The wording is "releases move to community support, which means they 
only receive occasional patches for critical defects and updates,
and no regular defect fixes and security updates".

When the move to community support means no regular security updates,
this is a clear claim from YP that before the move there are regular
security updates.

YP then claims for LTS that "These components will now receive the usual 
defect fixes and updates for the extended period of two years."

When YP states "A very important criterion for evaluating and adopting
a software platform is support." the one kind of support that really 
matters for users of long term support releases is security support.
This is the baseline users expect from anything called LTS,
and the main reason why users want to use LTS releases.

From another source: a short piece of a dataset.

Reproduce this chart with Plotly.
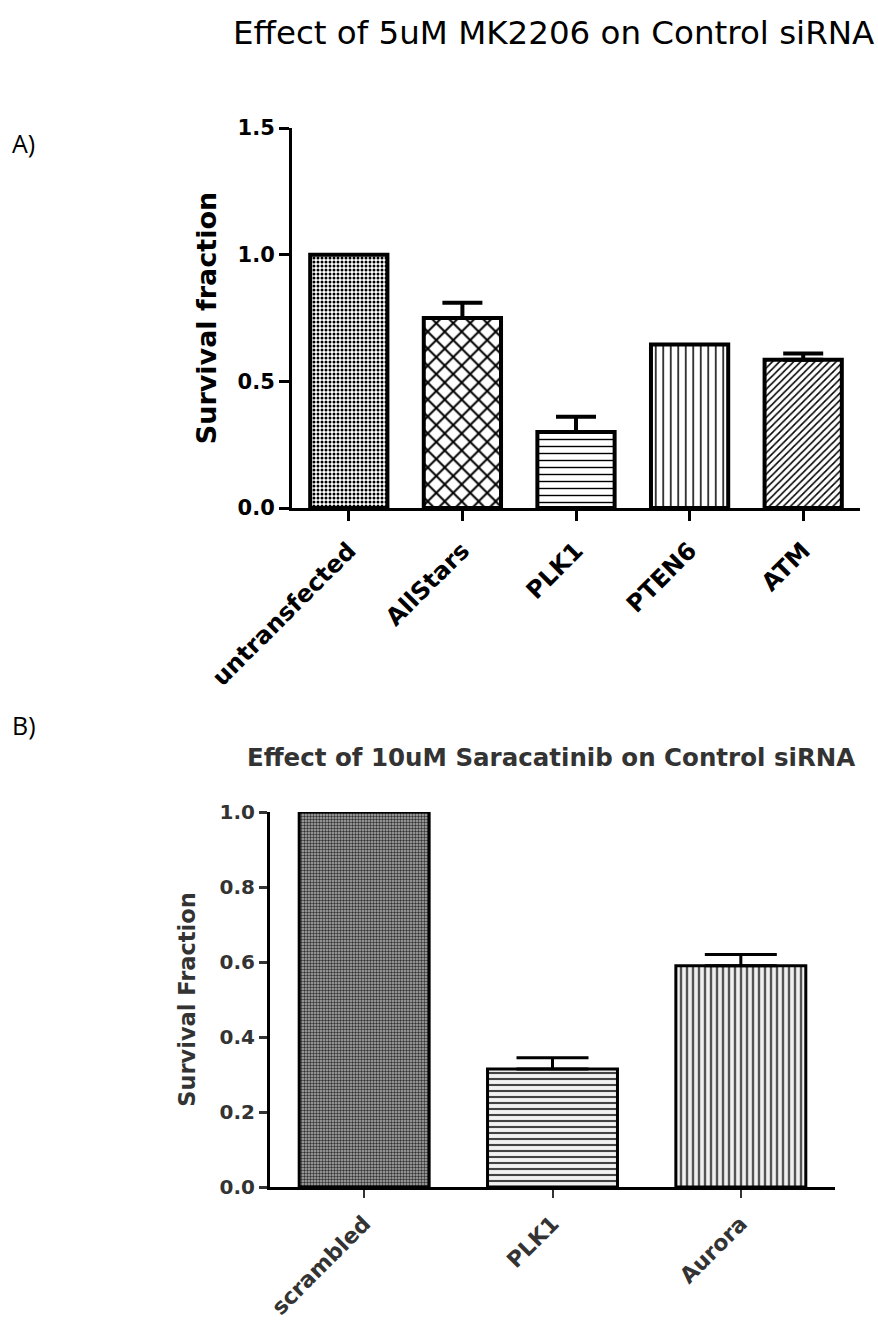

If YP does not want to be responsible for insecure millions of devices,
it is up to YP to not make incorrect claims and make it clear in
announcements and user documentation if security support is not
provided by YP.

This allows users to mitigate by allocating resources for security
support of their products, instead of unknowingly shipping millions
of insecure devices.

It would also allow YP to develop offers for community companies to pool 
smaller contributions together - 50 companies each paying 2k per year 
for pooled security support is cheaper for them than each of them 
locally providing the same security support.